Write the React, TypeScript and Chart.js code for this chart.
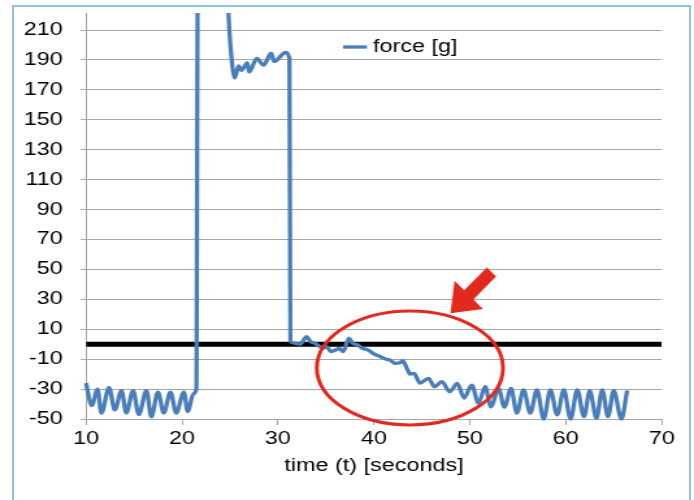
import React, { useEffect, useRef } from 'react';
import { Chart, registerables } from 'chart.js';

Chart.register(...registerables);

// ---- data ----
const timeValues = [
  10, 10.6, 11.2, 11.6, 12.4, 13.0, 13.7, 14.2, 14.9, 15.5,
  16.3, 16.8, 17.5, 18.1, 18.8, 19.4, 20.2, 20.6, 21.2, 21.5,
  21.65, 24.75, 24.85, 25.1, 25.5, 25.9, 26.2, 26.8, 27.0, 27.8,
  28.5, 29.3, 29.6, 30.8, 31.2, 31.3, 31.8, 32.3, 33.0, 33.4,
  33.7, 34.1, 34.7, 35.1, 35.5, 36.0, 36.4, 36.8, 37.4, 37.8,
  38.3, 38.8, 39.4, 39.9, 40.7, 41.3, 41.7, 42.2, 42.7, 43.0,
  43.5, 43.8, 44.2, 44.8, 45.7, 46.3, 47.1, 47.9, 48.7, 49.4,
  50.2, 50.9, 51.6, 52.2, 53.0, 53.6, 54.3, 54.9, 55.6, 56.3,
  57.0, 57.7, 58.4, 59.1, 59.8, 60.5, 61.2, 61.9, 62.5, 63.2,
  63.8, 64.4, 65.0, 65.8, 66.4,
];
const forceValues = [
  -26, -41, -30, -46, -29, -44, -31, -46, -31, -47,
  -31, -48.5, -32, -46, -32, -46, -32, -45, -33, -30,
  240, 240, 221, 196, 178, 186, 183, 188, 182, 191,
  186.5, 194.5, 189, 195, 191, 2, 0.6, 0, 5, 1.7,
  1, -0.5, -2.7, -1.7, -5, -3.9, -2.8, -5, 4, 0.6,
  -0.5, -2.7, -3.9, -6.1, -8.4, -10.1, -10.6, -12.8, -12.4, -11,
  -17, -20, -19.5, -26, -22.8, -28.4, -25, -31.8, -26.2, -36,
  -27.3, -39.5, -28.4, -41.8, -29.5, -42, -29.5, -46, -30.5, -46,
  -30.5, -50, -30.5, -47.3, -30.5, -50, -30.5, -48.4, -31, -49.5,
  -30.5, -48.4, -31, -50, -31,
];
const zeroLineX = [10, 70];
const zeroLineY = [0, 0];
const xTickValues = [10, 20, 30, 40, 50, 60, 70];
const yTickValues = [-50, -30, -10, 10, 30, 50, 70, 90, 110, 130, 150, 170, 190, 210];
const seriesLabel = 'force [g]';
const xTitle = 'time (t) [seconds]';
// annotation (data units)
const ellipseCenter = [43.76, -15.9];
const ellipseRadius = [9.7, 38.1];
const arrowTip = [47.98, 20.65];
const arrowTail = [52.26, 48.26];

const CANVAS_W = 534;
const CANVAS_H = 500;
const STRETCH = 694 / CANVAS_W;
const FONT = "'Liberation Sans', Arial, Helvetica, sans-serif";

export default function App() {
  const ref = useRef<HTMLCanvasElement | null>(null);

  useEffect(() => {
    if (!ref.current) return;

    const overlay = {
      id: 'overlay',
      afterDatasetsDraw(chart: any) {
        const ctx = chart.ctx;
        const xs = chart.scales.x;
        const ys = chart.scales.y;
        const area = chart.chartArea;
        ctx.save();
        // legend
        const lx0 = area.left + (343 - 86) / STRETCH;
        const lx1 = area.left + (367 - 86) / STRETCH;
        const ly = 47;
        ctx.strokeStyle = '#4a7ebb';
        ctx.lineWidth = 3.3;
        ctx.beginPath();
        ctx.moveTo(lx0, ly);
        ctx.lineTo(lx1, ly);
        ctx.stroke();
        ctx.fillStyle = '#000';
        ctx.font = `18px ${FONT}`;
        ctx.textBaseline = 'middle';
        ctx.textAlign = 'left';
        ctx.fillText(chart.data.datasets[0].label, lx1 + 6 / STRETCH, ly);

        // ellipse
        const cx = xs.getPixelForValue(ellipseCenter[0]);
        const cy = ys.getPixelForValue(ellipseCenter[1]);
        const rx = Math.abs(xs.getPixelForValue(ellipseCenter[0] + ellipseRadius[0]) - cx);
        const ry = Math.abs(ys.getPixelForValue(ellipseCenter[1] + ellipseRadius[1]) - cy);
        ctx.strokeStyle = '#e3281e';
        ctx.lineWidth = 3;
        ctx.beginPath();
        ctx.ellipse(cx, cy, rx, ry, 0, 0, Math.PI * 2);
        ctx.stroke();

        // arrow (geometry computed in display space)
        const tx = xs.getPixelForValue(arrowTip[0]) * STRETCH;
        const ty = ys.getPixelForValue(arrowTip[1]);
        const ex = xs.getPixelForValue(arrowTail[0]) * STRETCH;
        const ey = ys.getPixelForValue(arrowTail[1]);
        const dx = ex - tx, dy = ey - ty;
        const len = Math.hypot(dx, dy);
        const ux = dx / len, uy = dy / len;
        const nx = -uy, ny = ux;
        const headLen = 26, headHalf = 20, shaftHalf = 6.5;
        const bx = tx + ux * headLen, by = ty + uy * headLen;
        const pts = [
          [tx, ty],
          [bx + nx * headHalf, by + ny * headHalf],
          [bx + nx * shaftHalf, by + ny * shaftHalf],
          [ex + nx * shaftHalf, ey + ny * shaftHalf],
          [ex - nx * shaftHalf, ey - ny * shaftHalf],
          [bx - nx * shaftHalf, by - ny * shaftHalf],
          [bx - nx * headHalf, by - ny * headHalf],
        ];
        ctx.fillStyle = '#e3281e';
        ctx.beginPath();
        pts.forEach((p, i) => {
          const px = p[0] / STRETCH;
          if (i === 0) ctx.moveTo(px, p[1]);
          else ctx.lineTo(px, p[1]);
        });
        ctx.closePath();
        ctx.fill();
        ctx.restore();
      },
    };

    const grey = '#a6a6a6';
    const chart = new Chart(ref.current, {
      type: 'line',
      data: {
        datasets: [
          {
            label: seriesLabel,
            data: timeValues.map((t, i) => ({ x: t, y: forceValues[i] })),
            borderColor: '#4a7ebb',
            backgroundColor: '#4a7ebb',
            borderWidth: 3.3,
            pointRadius: 0,
            cubicInterpolationMode: 'monotone',
            clip: { left: 5, top: 0, right: 5, bottom: 3 },
            order: 0,
          } as any,
          {
            label: 'zero',
            data: zeroLineX.map((t, i) => ({ x: t, y: zeroLineY[i] })),
            borderColor: '#000',
            borderWidth: 5,
            pointRadius: 0,
            clip: 0,
            order: 1,
          } as any,
        ],
      },
      options: {
        responsive: false,
        animation: false,
        events: [],
        layout: { padding: { top: 13, right: CANVAS_W - 661.7 / STRETCH, bottom: 23, left: 0 } },
        plugins: {
          legend: { display: false },
          tooltip: { enabled: false },
        },
        scales: {
          x: {
            type: 'linear',
            min: 10,
            max: 70,
            afterBuildTicks: (s: any) => {
              s.ticks = xTickValues.map((v) => ({ value: v }));
            },
            afterFit: (s: any) => {
              s.height = 58;
              s.paddingLeft = 0;
              s.paddingRight = 0;
            },
            grid: {
              drawOnChartArea: false,
              drawTicks: true,
              tickLength: 6,
              color: grey,
              lineWidth: 1,
            },
            border: { display: true, color: grey, width: 1 },
            ticks: {
              padding: 3,
              color: '#000',
              font: { size: 18, family: FONT },
              maxRotation: 0,
              callback: (v: any) => String(v),
            },
            title: {
              display: true,
              text: xTitle,
              color: '#000',
              font: { size: 18, family: FONT },
              padding: { top: 0, bottom: 0 },
            },
          },
          y: {
            type: 'linear',
            min: -50,
            max: 221.4,
            afterBuildTicks: (s: any) => {
              s.ticks = yTickValues.map((v) => ({ value: v }));
            },
            afterFit: (s: any) => {
              s.width = 86 / STRETCH;
              s.paddingTop = 0;
              s.paddingBottom = 0;
            },
            grid: {
              drawTicks: true,
              tickLength: 4,
              color: grey,
              lineWidth: 1,
            },
            border: { display: true, color: grey, width: 1 },
            ticks: {
              padding: 14,
              color: '#000',
              font: { size: 18, family: FONT },
              callback: (v: any) => String(v),
            },
          },
        },
      } as any,
      plugins: [overlay],
    });

    return () => chart.destroy();
  }, []);

  return (
    <div
      style={{
        position: 'fixed',
        left: 0,
        top: 0,
        width: 694,
        height: 500,
        overflow: 'hidden',
        background: '#fff',
      }}
    >
      <div
        style={{
          position: 'absolute',
          left: 0,
          top: 0,
          width: CANVAS_W,
          height: CANVAS_H,
          transform: `scaleX(${STRETCH})`,
          transformOrigin: '0 0',
        }}
      >
        <canvas ref={ref} width={CANVAS_W} height={CANVAS_H} style={{ display: 'block' }} />
      </div>
      <div
        style={{
          position: 'absolute',
          left: 12,
          top: 5,
          width: 679,
          height: 600,
          boxSizing: 'border-box',
          border: '2px solid #8dc2e3',
          pointerEvents: 'none',
        }}
      />
    </div>
  );
}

****************************************

Task objective - Starting with the first line of the data above and ending with the line containing "Chart.register(...registerables);", please restate every line exactly, leaving images out.

Finished answer -
Write the React, TypeScript and Chart.js code for this chart.
import React, { useEffect, useRef } from 'react';
import { Chart, registerables } from 'chart.js';

Chart.register(...registerables);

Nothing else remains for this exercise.